## THE EXERCISE
Your task is to copy every line of the records below that contains "this".

─── EXTRACTED DATA ───

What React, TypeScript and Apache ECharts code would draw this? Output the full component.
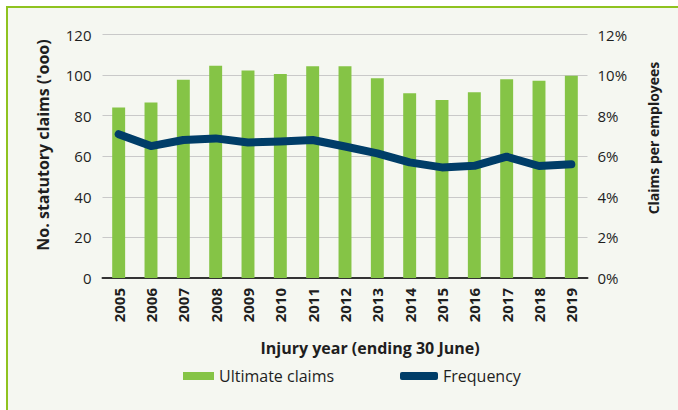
import React, { useEffect, useRef } from "react";
import * as echarts from "echarts";

const years = ["2005","2006","2007","2008","2009","2010","2011","2012","2013","2014","2015","2016","2017","2018","2019"];
const ultimateClaims = [84, 86.5, 97.7, 104.6, 102.3, 100.5, 104.3, 104.4, 98.5, 91.1, 87.7, 91.6, 98, 97.2, 99.7];
const frequency = [0.0709, 0.065, 0.068, 0.0688, 0.0668, 0.0673, 0.068, 0.0648, 0.0614, 0.057, 0.0545, 0.0553, 0.0598, 0.0552, 0.056];

const FONT = "'Open Sans', 'Noto Sans', sans-serif";
const TXT = "#1e1e1e";

export default function App() {
  const ref = useRef<HTMLDivElement>(null);
  useEffect(() => {
    if (!ref.current) return;
    const chart = echarts.init(ref.current, undefined, { renderer: "svg" });
    chart.setOption({
      animation: false,
      textStyle: { fontFamily: FONT },
      grid: { left: 102.5, right: 90.5, top: 34.5, bottom: 132 },
      graphic: [
        {
          type: "text", x: 43, y: 145, rotation: Math.PI / 2,
          style: { text: "No. statutory claims ('ooo)", fontFamily: FONT, fontSize: 16, fontWeight: "bold", fill: TXT, align: "center", verticalAlign: "middle" },
        },
        {
          type: "text", x: 653, y: 138, rotation: Math.PI / 2,
          style: { text: "Claims per employees", fontFamily: FONT, fontSize: 14, fontWeight: "bold", fill: TXT, align: "center", verticalAlign: "middle" },
        },
        {
          type: "text", x: 370, y: 348,
          style: { text: "Injury year (ending 30 June)", fontFamily: FONT, fontSize: 16, fontWeight: "bold", fill: TXT, align: "center", verticalAlign: "middle" },
        },
      ],
      legend: [
        {
          data: [{ name: "Ultimate claims", icon: "rect" }],
          left: 178, top: 363, itemWidth: 31, itemHeight: 8, itemGap: 6,
          textStyle: { fontFamily: FONT, fontSize: 16, color: TXT },
        },
        {
          data: [{ name: "Frequency", icon: "roundRect" }],
          left: 395, top: 363, itemWidth: 38, itemHeight: 8, itemGap: 6,
          textStyle: { fontFamily: FONT, fontSize: 16, color: TXT },
        },
      ],
      xAxis: {
        type: "category",
        data: years,
        axisLine: { lineStyle: { color: "#333", width: 2 } },
        axisTick: { show: false },
        axisLabel: { rotate: 90, margin: 10, fontSize: 15, fontWeight: "bold", color: TXT, fontFamily: FONT },
      },
      yAxis: [
        {
          type: "value", min: 0, max: 120, interval: 20,
          axisLine: { show: false }, axisTick: { show: false },
          axisLabel: { margin: 11, fontSize: 15, color: TXT, fontFamily: FONT },
          splitLine: { lineStyle: { color: "#c9c9c9", width: 1 } },
        },
        {
          type: "value", min: 0, max: 0.12, interval: 0.02,
          axisLine: { show: false }, axisTick: { show: false },
          axisLabel: { margin: 10, fontSize: 15, color: TXT, fontFamily: FONT, formatter: (v: number) => Math.round(v * 100) + "%" },
          splitLine: { show: false },
        },
      ],
      series: [
        {
          name: "Ultimate claims", type: "bar", data: ultimateClaims, yAxisIndex: 0,
          barCategoryGap: "60%", itemStyle: { color: "#85c446" },
        },
        {
          name: "Frequency", type: "line", data: frequency, yAxisIndex: 1,
          showSymbol: false, symbol: "none",
          lineStyle: { color: "#003d68", width: 8, cap: "round", join: "round" },
          itemStyle: { color: "#003d68" },
        },
      ],
    });
    return () => chart.dispose();
  }, []);
  return (
    <div style={{ position: "fixed", left: 0, top: 0, width: 678, height: 410, background: "#fff" }}>
      <div style={{ position: "absolute", left: 6, top: 6, right: 0, bottom: 0, background: "#f5f7f1", borderLeft: "2px solid #8fc31f", borderTop: "2px solid #8fc31f" }} />
      <div ref={ref} style={{ position: "absolute", left: 0, top: 0, width: 678, height: 410 }} />
    </div>
  );
}
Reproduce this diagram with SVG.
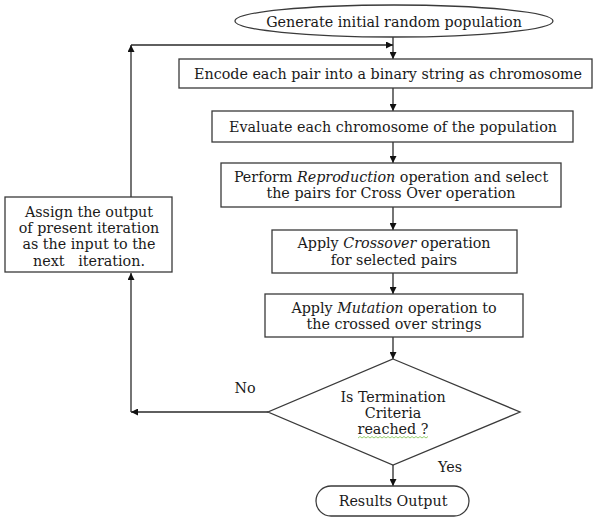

───

## REPLY
What React, TypeScript and Apache ECharts code would draw this? Output the full component.
Reproduce this diagram with SVG.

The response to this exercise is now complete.